--- start Listed entries ---

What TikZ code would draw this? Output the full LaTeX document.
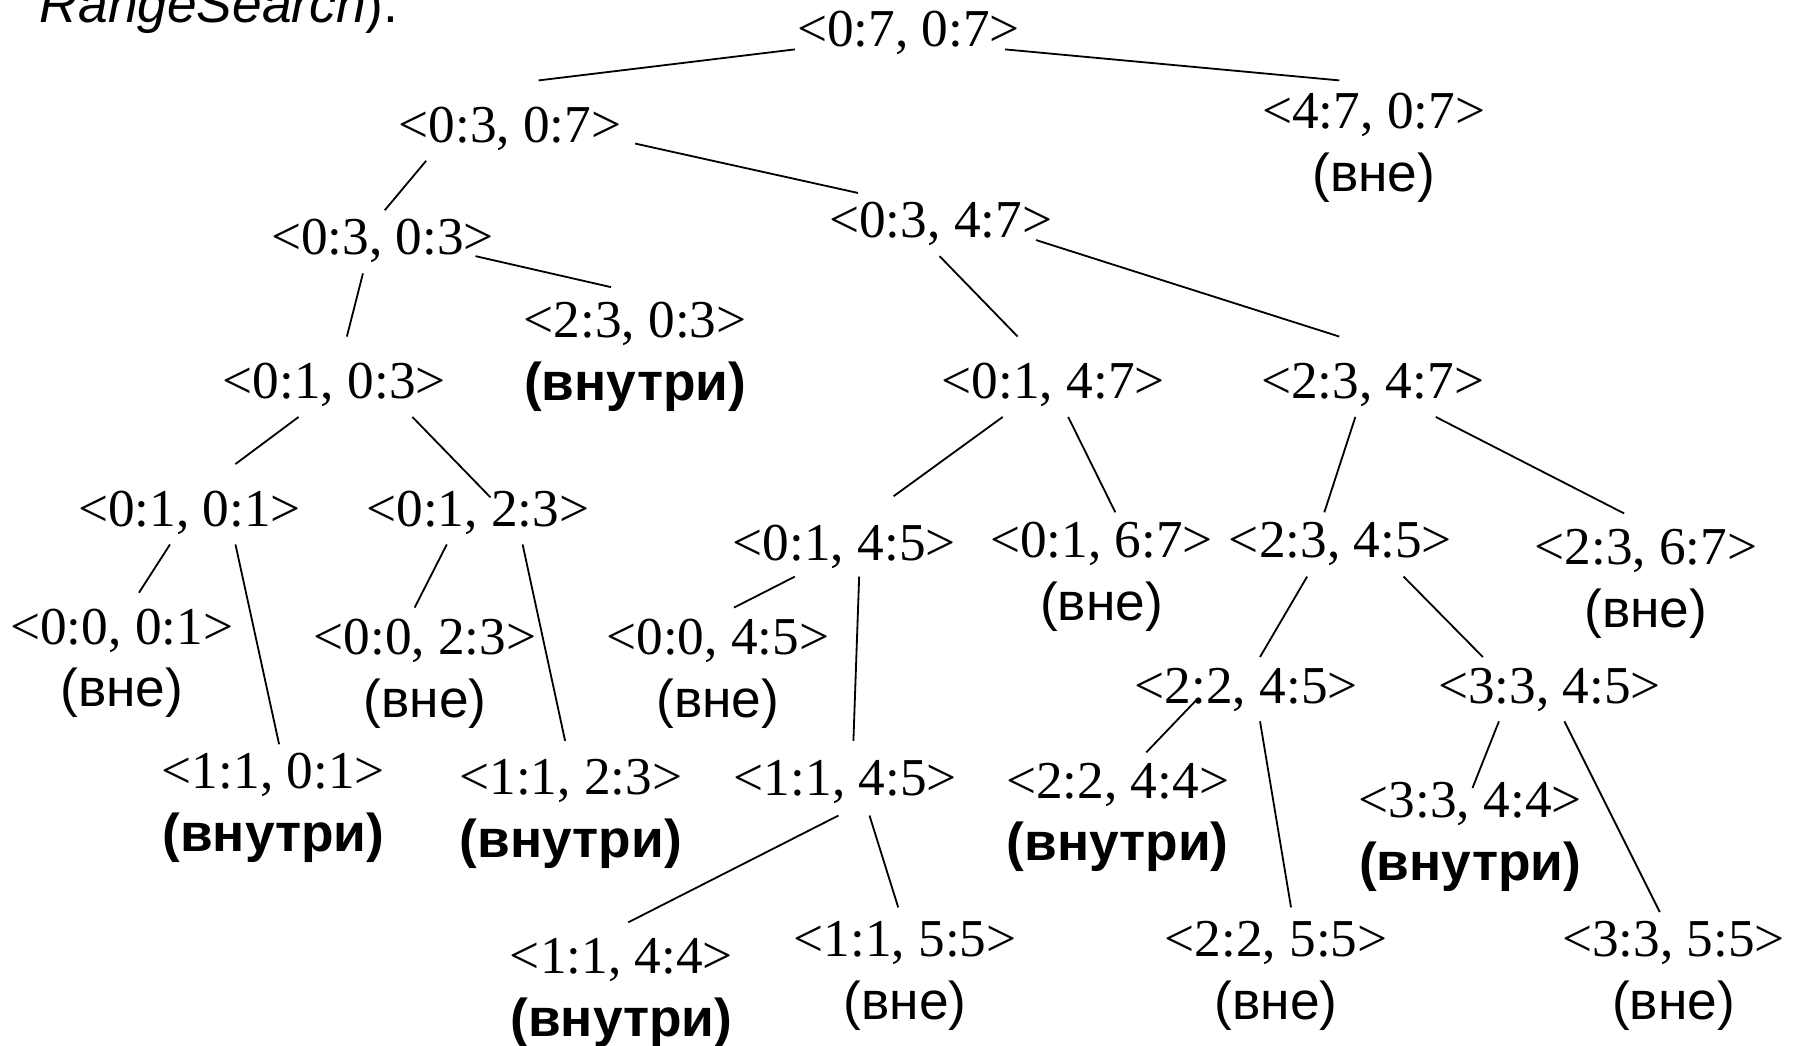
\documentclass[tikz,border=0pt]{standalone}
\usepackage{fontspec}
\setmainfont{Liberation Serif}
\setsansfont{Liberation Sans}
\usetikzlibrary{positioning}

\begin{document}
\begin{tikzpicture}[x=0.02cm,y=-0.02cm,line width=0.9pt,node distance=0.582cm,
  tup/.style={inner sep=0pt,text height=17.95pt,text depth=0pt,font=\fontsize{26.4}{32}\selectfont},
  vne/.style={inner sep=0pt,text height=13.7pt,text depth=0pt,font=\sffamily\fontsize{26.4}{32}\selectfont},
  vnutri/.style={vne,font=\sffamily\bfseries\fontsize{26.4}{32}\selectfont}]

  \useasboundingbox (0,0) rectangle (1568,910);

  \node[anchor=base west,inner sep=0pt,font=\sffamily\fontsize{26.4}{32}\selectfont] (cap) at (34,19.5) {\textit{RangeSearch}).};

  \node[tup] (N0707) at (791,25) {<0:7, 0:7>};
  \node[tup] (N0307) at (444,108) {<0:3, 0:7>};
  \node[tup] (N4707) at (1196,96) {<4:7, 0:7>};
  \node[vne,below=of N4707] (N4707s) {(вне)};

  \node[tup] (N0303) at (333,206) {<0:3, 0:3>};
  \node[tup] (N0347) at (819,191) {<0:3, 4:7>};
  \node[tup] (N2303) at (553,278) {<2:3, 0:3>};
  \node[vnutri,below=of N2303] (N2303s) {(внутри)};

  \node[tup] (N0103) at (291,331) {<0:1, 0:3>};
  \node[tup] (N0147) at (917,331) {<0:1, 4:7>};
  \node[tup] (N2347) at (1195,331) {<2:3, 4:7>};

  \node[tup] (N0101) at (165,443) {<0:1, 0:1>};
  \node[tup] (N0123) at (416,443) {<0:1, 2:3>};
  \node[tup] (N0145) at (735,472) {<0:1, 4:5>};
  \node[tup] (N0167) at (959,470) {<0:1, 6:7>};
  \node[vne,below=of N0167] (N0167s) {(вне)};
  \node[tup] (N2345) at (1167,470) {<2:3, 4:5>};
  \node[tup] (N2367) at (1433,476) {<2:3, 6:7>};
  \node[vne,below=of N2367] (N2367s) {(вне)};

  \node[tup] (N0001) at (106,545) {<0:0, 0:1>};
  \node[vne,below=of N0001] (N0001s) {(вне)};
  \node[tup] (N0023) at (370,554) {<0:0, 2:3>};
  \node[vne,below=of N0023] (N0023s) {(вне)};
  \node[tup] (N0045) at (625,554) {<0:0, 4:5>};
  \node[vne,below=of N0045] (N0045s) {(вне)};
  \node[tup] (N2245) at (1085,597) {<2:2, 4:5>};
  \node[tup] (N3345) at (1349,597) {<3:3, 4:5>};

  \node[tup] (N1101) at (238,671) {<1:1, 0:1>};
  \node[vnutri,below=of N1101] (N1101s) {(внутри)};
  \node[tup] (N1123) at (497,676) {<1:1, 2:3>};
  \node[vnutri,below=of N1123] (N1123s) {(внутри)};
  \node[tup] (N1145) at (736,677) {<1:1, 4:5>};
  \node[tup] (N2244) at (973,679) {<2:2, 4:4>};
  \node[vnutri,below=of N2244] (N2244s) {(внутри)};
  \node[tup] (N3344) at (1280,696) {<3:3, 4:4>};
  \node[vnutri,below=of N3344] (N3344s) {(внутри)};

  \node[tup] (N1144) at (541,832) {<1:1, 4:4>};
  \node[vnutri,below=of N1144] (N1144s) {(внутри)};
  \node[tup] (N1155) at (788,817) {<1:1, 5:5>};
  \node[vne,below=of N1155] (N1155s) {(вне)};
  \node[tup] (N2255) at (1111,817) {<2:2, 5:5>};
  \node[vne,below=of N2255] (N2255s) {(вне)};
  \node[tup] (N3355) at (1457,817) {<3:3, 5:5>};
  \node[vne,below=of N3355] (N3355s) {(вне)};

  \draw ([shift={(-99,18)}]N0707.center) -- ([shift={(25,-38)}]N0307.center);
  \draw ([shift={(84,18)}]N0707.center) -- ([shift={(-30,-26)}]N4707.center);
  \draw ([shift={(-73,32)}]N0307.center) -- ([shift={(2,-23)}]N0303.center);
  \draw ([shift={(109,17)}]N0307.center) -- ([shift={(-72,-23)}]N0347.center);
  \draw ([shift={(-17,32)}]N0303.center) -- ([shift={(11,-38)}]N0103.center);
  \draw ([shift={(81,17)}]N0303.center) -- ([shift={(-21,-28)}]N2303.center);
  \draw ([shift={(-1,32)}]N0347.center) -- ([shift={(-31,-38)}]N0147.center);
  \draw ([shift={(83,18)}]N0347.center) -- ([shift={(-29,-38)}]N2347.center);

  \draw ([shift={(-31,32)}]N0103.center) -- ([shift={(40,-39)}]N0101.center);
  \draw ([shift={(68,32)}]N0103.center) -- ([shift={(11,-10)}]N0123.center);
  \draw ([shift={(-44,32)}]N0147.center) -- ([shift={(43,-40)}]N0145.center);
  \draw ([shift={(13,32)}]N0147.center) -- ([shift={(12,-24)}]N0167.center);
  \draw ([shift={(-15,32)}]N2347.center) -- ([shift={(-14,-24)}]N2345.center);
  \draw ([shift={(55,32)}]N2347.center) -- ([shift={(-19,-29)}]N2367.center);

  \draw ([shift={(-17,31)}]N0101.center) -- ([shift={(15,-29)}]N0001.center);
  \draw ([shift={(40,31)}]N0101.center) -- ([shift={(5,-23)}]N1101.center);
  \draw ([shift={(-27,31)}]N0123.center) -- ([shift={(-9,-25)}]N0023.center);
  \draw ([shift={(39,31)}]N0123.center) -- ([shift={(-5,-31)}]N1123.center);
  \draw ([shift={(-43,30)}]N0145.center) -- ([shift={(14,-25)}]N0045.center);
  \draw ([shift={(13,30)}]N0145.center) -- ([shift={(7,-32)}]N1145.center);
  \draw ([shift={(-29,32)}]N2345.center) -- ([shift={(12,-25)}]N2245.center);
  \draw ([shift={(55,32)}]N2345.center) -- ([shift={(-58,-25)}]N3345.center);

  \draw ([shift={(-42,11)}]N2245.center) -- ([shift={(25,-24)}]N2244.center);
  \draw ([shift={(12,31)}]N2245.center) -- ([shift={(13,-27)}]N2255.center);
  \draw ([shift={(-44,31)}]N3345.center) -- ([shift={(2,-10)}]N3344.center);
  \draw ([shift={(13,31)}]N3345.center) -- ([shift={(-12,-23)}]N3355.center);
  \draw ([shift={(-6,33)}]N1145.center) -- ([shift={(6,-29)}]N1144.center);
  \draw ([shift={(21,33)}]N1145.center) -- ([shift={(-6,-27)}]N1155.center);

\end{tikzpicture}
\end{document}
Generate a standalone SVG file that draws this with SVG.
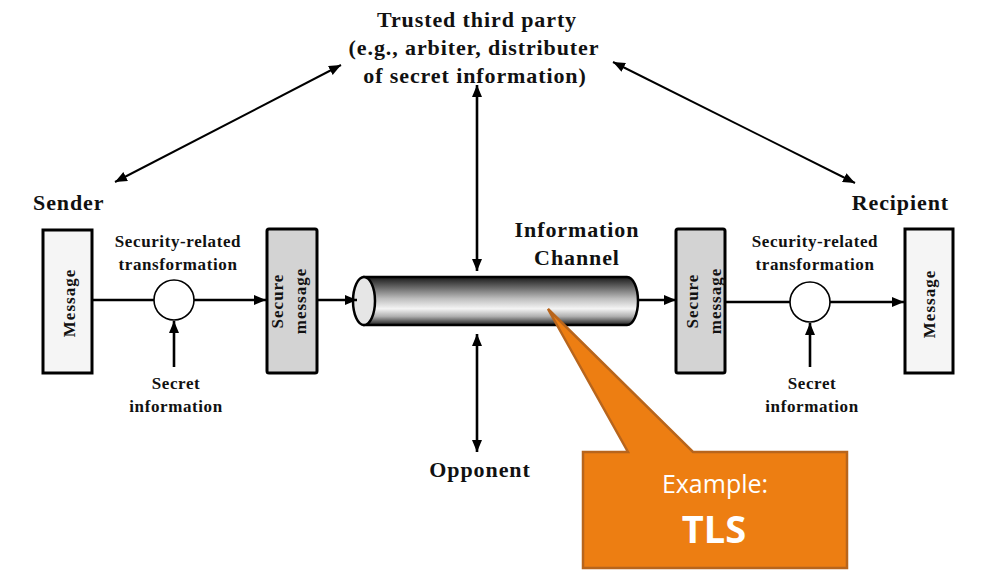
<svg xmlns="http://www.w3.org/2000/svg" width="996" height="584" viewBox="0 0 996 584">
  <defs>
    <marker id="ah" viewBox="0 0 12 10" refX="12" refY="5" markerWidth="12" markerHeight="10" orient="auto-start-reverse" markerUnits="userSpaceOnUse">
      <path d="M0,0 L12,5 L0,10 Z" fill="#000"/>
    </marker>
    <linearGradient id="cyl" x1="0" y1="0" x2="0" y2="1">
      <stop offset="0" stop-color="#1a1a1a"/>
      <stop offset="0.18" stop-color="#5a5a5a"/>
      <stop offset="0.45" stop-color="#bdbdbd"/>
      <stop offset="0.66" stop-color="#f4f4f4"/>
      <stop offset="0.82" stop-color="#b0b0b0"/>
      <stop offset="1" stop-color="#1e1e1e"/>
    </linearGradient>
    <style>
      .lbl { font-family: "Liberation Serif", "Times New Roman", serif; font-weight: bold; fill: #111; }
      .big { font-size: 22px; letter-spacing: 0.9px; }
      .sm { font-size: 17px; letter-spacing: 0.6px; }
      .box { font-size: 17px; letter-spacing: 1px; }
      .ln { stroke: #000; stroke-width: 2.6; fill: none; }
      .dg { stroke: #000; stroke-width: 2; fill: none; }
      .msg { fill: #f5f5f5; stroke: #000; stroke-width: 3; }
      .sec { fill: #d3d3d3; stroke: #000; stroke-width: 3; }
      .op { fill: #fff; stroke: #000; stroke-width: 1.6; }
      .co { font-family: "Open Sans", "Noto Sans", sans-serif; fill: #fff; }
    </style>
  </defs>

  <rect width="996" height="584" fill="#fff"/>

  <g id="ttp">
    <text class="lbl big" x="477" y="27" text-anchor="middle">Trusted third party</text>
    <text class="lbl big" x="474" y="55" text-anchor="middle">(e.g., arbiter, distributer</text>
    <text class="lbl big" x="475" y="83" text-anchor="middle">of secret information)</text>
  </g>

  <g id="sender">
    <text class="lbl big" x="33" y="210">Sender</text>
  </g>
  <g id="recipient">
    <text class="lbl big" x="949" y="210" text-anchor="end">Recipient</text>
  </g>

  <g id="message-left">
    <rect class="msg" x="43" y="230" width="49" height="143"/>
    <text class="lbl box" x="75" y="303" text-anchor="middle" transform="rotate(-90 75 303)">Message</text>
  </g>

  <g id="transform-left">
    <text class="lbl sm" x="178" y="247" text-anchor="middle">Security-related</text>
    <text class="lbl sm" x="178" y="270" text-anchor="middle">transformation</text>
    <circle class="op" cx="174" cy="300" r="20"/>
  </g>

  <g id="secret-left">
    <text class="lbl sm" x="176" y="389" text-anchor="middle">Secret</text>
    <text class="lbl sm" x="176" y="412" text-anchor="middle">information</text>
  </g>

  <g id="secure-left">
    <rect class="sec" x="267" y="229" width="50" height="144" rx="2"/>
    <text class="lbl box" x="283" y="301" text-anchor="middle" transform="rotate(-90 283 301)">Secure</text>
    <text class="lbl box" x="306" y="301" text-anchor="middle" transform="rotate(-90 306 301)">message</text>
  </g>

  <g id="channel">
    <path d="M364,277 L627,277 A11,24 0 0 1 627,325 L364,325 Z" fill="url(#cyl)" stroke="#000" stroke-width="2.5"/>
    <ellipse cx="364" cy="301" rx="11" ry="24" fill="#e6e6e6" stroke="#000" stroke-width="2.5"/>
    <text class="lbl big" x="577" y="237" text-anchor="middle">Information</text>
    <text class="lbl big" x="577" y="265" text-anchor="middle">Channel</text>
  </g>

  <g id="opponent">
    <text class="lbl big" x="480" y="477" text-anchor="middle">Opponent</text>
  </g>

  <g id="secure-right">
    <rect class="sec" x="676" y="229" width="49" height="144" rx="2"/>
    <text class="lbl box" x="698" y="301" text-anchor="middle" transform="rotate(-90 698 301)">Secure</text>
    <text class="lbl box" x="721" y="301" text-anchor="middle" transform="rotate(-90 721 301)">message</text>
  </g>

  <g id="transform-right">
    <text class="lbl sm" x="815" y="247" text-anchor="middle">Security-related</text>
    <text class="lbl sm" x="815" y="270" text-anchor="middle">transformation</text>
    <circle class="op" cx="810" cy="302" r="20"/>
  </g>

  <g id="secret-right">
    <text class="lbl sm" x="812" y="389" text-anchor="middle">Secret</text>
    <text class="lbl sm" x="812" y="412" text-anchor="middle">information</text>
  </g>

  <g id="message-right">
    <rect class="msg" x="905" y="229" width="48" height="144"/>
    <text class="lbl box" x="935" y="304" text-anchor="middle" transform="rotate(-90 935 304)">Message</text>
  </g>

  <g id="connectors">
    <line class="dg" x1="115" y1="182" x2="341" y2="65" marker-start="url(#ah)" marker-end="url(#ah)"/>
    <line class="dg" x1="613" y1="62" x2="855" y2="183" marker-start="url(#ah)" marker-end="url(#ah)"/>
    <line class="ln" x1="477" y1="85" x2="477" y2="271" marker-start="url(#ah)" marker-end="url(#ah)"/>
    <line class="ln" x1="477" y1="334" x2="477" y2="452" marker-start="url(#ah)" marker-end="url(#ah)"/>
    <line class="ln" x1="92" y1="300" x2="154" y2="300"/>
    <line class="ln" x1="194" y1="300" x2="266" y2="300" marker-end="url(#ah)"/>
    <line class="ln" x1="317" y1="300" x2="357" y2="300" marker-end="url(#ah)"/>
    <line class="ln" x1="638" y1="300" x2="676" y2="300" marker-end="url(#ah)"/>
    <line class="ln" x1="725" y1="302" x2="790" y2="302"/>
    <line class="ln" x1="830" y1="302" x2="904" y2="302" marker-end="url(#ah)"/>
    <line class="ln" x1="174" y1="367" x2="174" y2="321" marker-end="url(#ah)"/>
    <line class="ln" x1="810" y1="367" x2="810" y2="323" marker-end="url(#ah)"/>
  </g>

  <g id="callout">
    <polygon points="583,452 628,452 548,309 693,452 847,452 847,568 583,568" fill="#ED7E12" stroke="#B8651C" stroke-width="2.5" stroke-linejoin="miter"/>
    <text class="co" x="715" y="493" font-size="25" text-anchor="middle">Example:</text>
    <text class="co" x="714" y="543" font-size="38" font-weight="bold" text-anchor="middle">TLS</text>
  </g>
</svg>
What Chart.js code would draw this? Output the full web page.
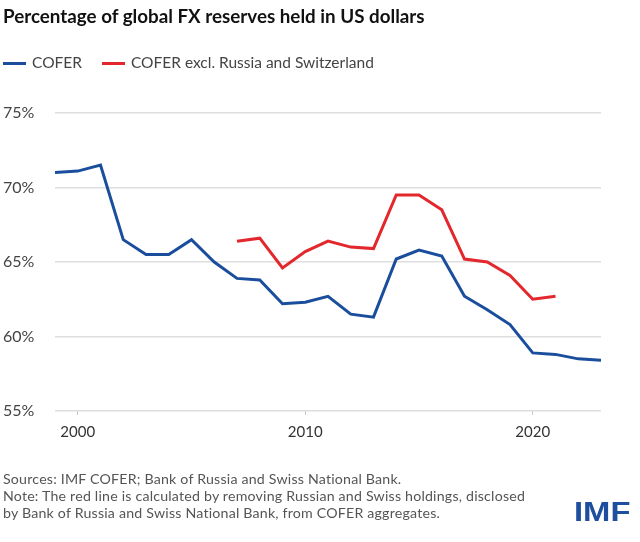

--- end Listed entries ---

Copy nothing past the line containing "(N2347) at (1195,331)": reproduce every line from the start of the records up to it, skipping pictures.

What TikZ code would draw this? Output the full LaTeX document.
\documentclass[tikz,border=0pt]{standalone}
\usepackage{fontspec}
\setmainfont{Liberation Serif}
\setsansfont{Liberation Sans}
\usetikzlibrary{positioning}

\begin{document}
\begin{tikzpicture}[x=0.02cm,y=-0.02cm,line width=0.9pt,node distance=0.582cm,
  tup/.style={inner sep=0pt,text height=17.95pt,text depth=0pt,font=\fontsize{26.4}{32}\selectfont},
  vne/.style={inner sep=0pt,text height=13.7pt,text depth=0pt,font=\sffamily\fontsize{26.4}{32}\selectfont},
  vnutri/.style={vne,font=\sffamily\bfseries\fontsize{26.4}{32}\selectfont}]

  \useasboundingbox (0,0) rectangle (1568,910);

  \node[anchor=base west,inner sep=0pt,font=\sffamily\fontsize{26.4}{32}\selectfont] (cap) at (34,19.5) {\textit{RangeSearch}).};

  \node[tup] (N0707) at (791,25) {<0:7, 0:7>};
  \node[tup] (N0307) at (444,108) {<0:3, 0:7>};
  \node[tup] (N4707) at (1196,96) {<4:7, 0:7>};
  \node[vne,below=of N4707] (N4707s) {(вне)};

  \node[tup] (N0303) at (333,206) {<0:3, 0:3>};
  \node[tup] (N0347) at (819,191) {<0:3, 4:7>};
  \node[tup] (N2303) at (553,278) {<2:3, 0:3>};
  \node[vnutri,below=of N2303] (N2303s) {(внутри)};

  \node[tup] (N0103) at (291,331) {<0:1, 0:3>};
  \node[tup] (N0147) at (917,331) {<0:1, 4:7>};
  \node[tup] (N2347) at (1195,331) {<2:3, 4:7>};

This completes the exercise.